A group of creditors in the three-year-old case led by David Molner and Screen Capital International had filed court papers asking Russell to step aside from the case after a tape-recorded phone conversation between Bergstein and his former business associate Paul Parmar was made public.

In the tape, Bergstein is heard telling Parmar that he had information about the judge frequenting a prostitute and, according to the motion, "suggesting he has abused his office, and speculating as to how Bergstein can best use the information to force the court to rule in his favor."

The motion by the creditors group said it doesn't matter if the statement about Russell is true or not: "Proof of actual bias is not required for recusal." The motion quotes a statute that says only the "appearance of impartiality" is enough because of the “overriding concern with appearances."

EARLIER: David Bergstein on Tape: Plans to Smear Judge But 'I Don't Want It to Look Like Extortion' 

The suit seeking the judge’s recusal said a series of rulings by Russell on June 12 marked a reversal in his previous position allowing Screen Capital International to act on behalf of the court-appointed bankruptcy trustee to try and recover assets from the bankrupt companies, including those that had been dispersed to other accounts. Screen Capital International and related parties have filed an appeal of Russell’s June 12 rulings with the federal district court.

Russell, one of the longest serving judges in the federal bankruptcy court, said in making his ruling he saw nothing that would make him step aside. He also said he never actually listened to the tape in question.

Russell also denied a request by Jeffrey Garfinkle, an attorney for Bergstein’s former business partner Ronald Tutor, to place financial sanctions on the Screen Capital International attorneys for having even brought the recusal motion.

On behalf of Screen Capital International, Molner declined to comment on the ruling. However, he said an appeal of the judge's decision is planned. 

In an article on a website called Splash, Bergstein indicated that the statements heard on the tape are not true, and that he only made them because "he was giving Parmar outlandish misinformation in order to see if it would be leaked to Molner."
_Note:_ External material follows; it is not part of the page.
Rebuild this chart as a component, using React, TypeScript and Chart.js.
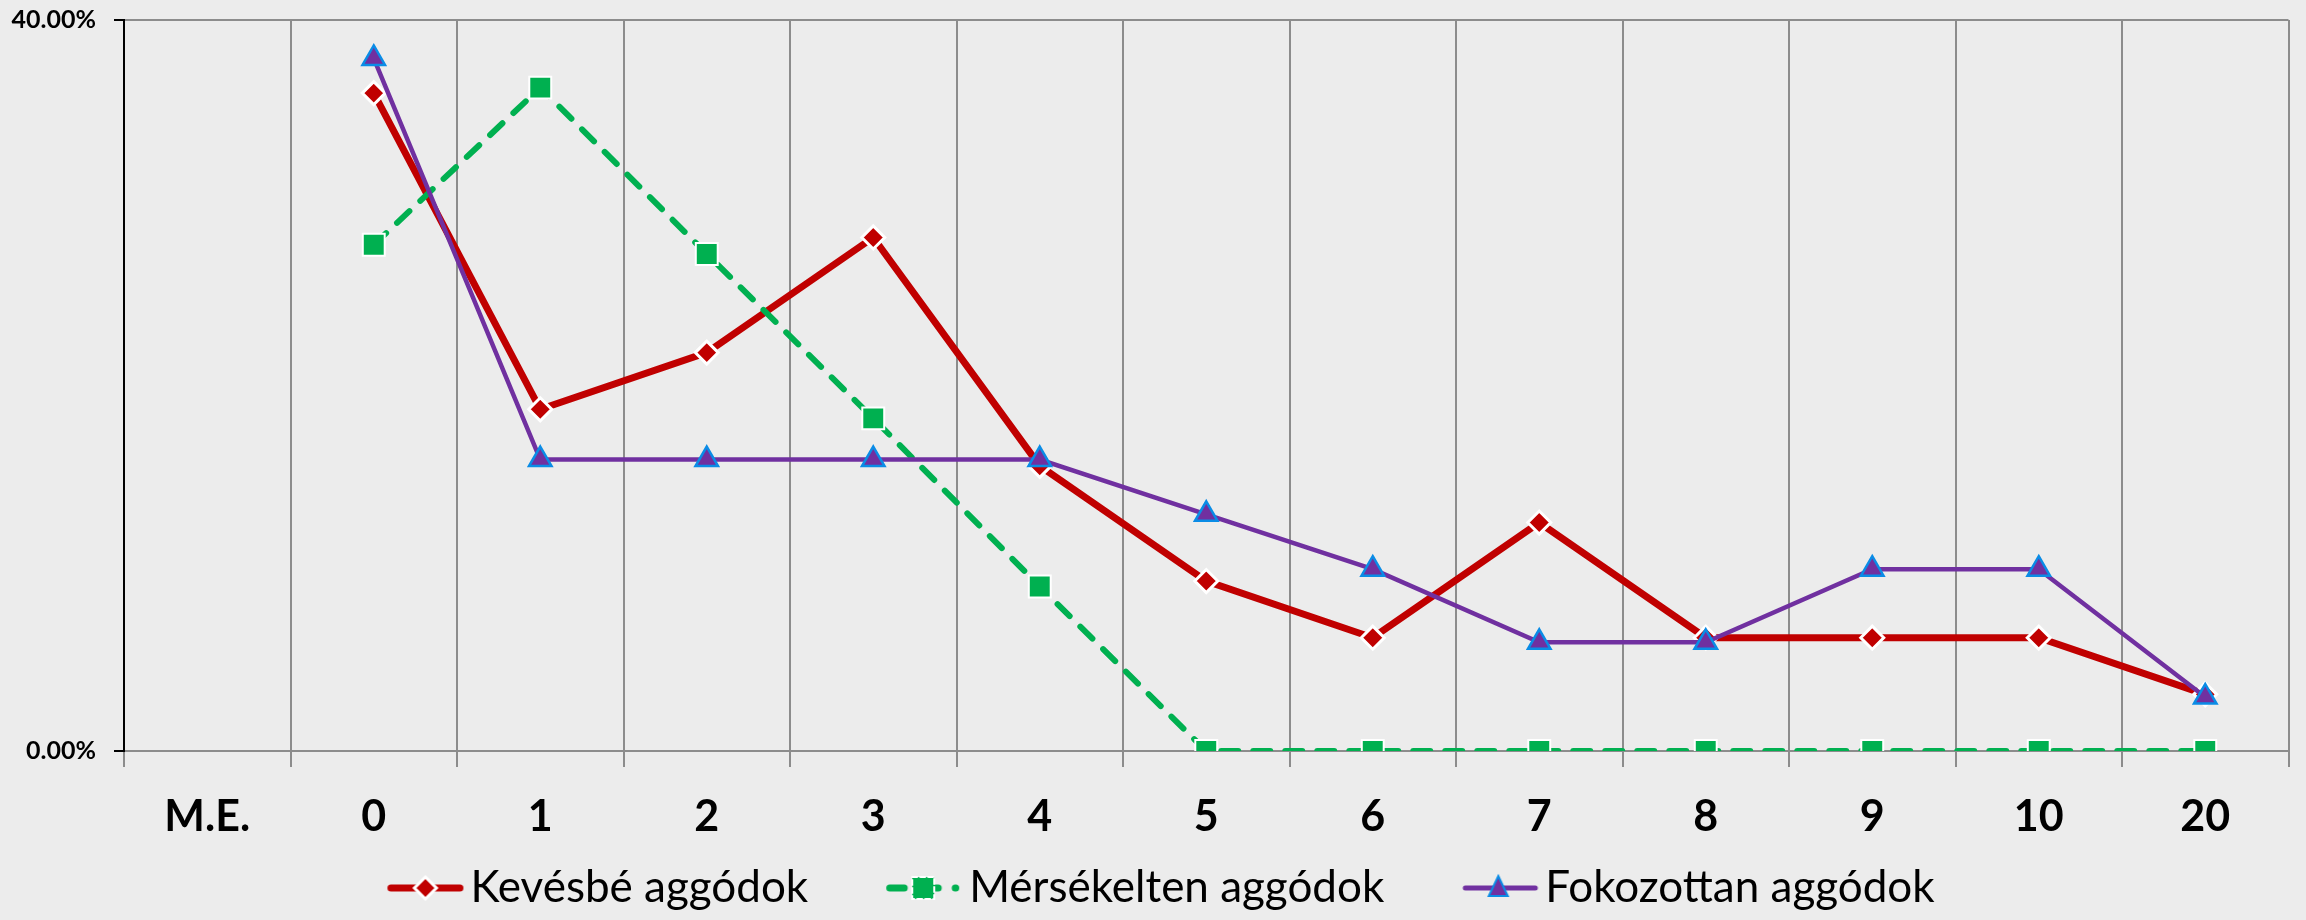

An attorney for Bergstein, Alex Weingarten, said he could not confirm that was his client’s intent when he spoke to Parmar.

Weingarten said Judge Russell found that the motion for recusal had been made in bad faith by Molner, who conspired with Parmar to release the tape. “The judge found no merit to any of it,” said Weingarten, adding: “Judge Russell recognized it for exactly what it was -- a desperate attempt by Molner and Aramid to salvage a losing case.”

Weingarten said the release of the tape, which he charges was illegally recorded (something Parmar disputes), was improper because there is an order in a civil case in California involving Bergstein and Molner sealing the tape, meaning it cannot be released.

Parmar is not a party to that case and has said through his attorney he is not subject to that order.

However, Parmar is a party to a separate federal case in New Jersey in which the same recorded phone conversation was entered as part of the discovery process. In that case, Bergstein sought a temporary restraining order to stop the dissemination of that tape or others.

On Sept. 26, U.S. District Court Judge Dolly Gee refused Bergstein’s request for a TRO. In a footnote to her decision, it is noted that in New Jersey “no protective order was in place,” meaning that there was no prohibition to the tape being made public.